Normalmente el que ganaba el concurso de salto de longitud no tenía ganas de celebraciones porque, además de este premio, se llevaba el de “salto más desastroso” y el de “lesiones más graves”. Y como colofón a este parque temático de ciclismo acrobático y animaladas varias, teníamos la famosa Cuesta de la Muerte, un rápido descenso por una empinada pendiente con transición a empinada subida tan rápida que era físicamente imposible mantenerse de pie sobre la bici. El peso de nuestros cuerpos aumentaba súbitamente, nos aplastaba contra el sillín y los mocos se descolgaban de nuestra nariz hasta rozar con las rodillas llenas de costras. Estas últimas, las costras, también servían de entretenimiento, nos sentábamos en algún punto del circuito a relajarnos mientras contábamos el número de ellas que teníamos en ese momento sobre nuestro cuerpo. Por supuesto, era un honor tener más que el resto, pero lo que de verdad contaba era el número de cicatrices. Otras veces estos ratos de relax se convertían en animadas tertulias sobre los más variopintos temas, siempre había algún erudito en alguna materia dispuesto a compartir todo su conocimiento con el resto.
Con el uso intensivo de nuestras monturas, no era rara la tarde que alguno de nosotros no sufríamos algún percance mecánico. Algunos, como un cable de freno roto, no requerían una acción inmediata, esto se solventaba frenando con los pies, sobre la rueda o en el suelo, eso sí, asumiendo que, cuando llegaras a casa, ibas a ver a tu madre fuera de sí al comprobar cómo habías destrozado en una tarde las Victoria que te había comprado en el mercadillo esa misma mañana. Otras averías ya requerían atención, un pinchazo o una cadena rota no eran para nada insalvables, pero ya perdías un precioso tiempo.
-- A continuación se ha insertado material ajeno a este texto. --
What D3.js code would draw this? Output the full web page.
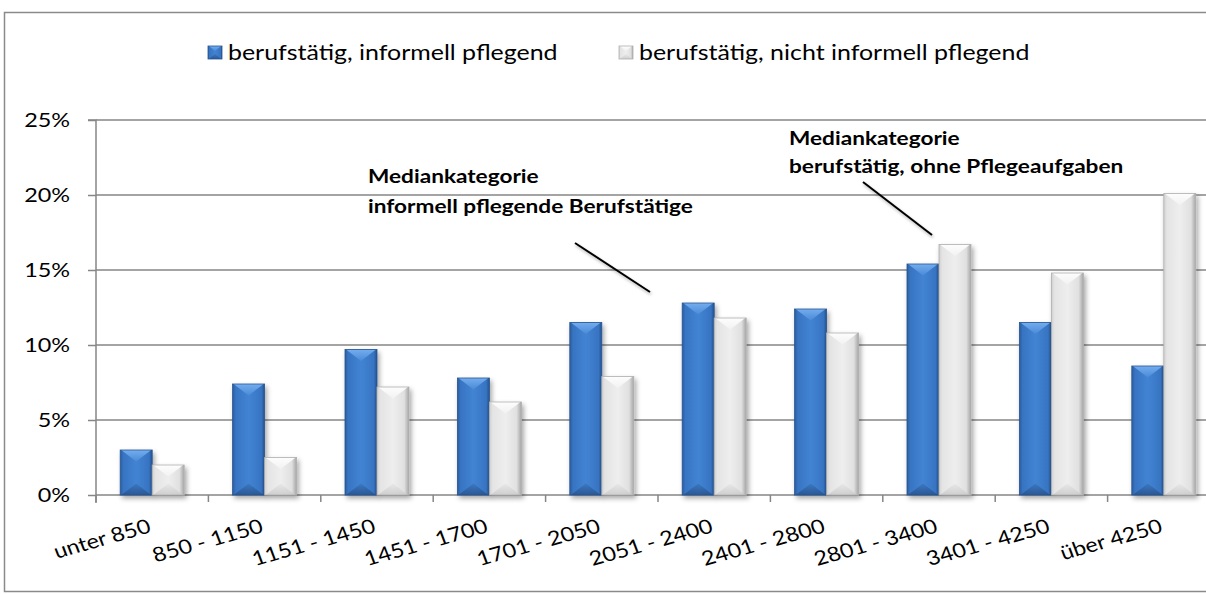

Pero lo peor que podía pasar era romper un pedal o el eje pedalier, agujerear una cubierta haciendo derrapes… Entonces sí que podías llorar. En mi pueblo no había tienda de bicis, la más cercana estaba a 16 km, en Madrid. En aquellos tiempos solo había un autobús, un viejo Setra-Seida que iba a Madrid por la mañana y volvía por la noche, así que impensable para nosotros. Nuestros padres no siempre estaban dispuestos, o simplemente no podían, a llevarnos a comprar un pedal. Podías dar por perdida una tarde de aventura, y con poca mala suerte podían ser dos o tres. Menos mal que una señora, la Señá Justa, había visto algo bueno en esa afición nuestra de correr como locos con nuestras bicis por las calles del pueblo (el resto de ancianas nos odiaban) y se le ocurrió surtirse de piezas de repuesto para nuestras bicis. Señá Justa tenía siempre en su casa cables, zapatas y manetas de freno, parches, cámaras y cubiertas, pedales, puños colores para el manillar… en fin, cualquier cosa que se nos ocurriera. Eso sí, los precios no eran nada populares, más o menos el doble que en la tienda, porque la disponibilidad inmediata y al lado de casa se paga en un pueblo mal comunicado. Pero gracias a ella, esas averías insalvables se convertían solamente en un agujero en nuestra paga semanal. Y nos daba igual, hubiéramos entregado todas nuestras pagas a esta mujer con tal de que siempre estuviera allí. Solamente queríamos seguir pedaleando.
Se lo agradecíamos entonces y se lo agradezco ahora.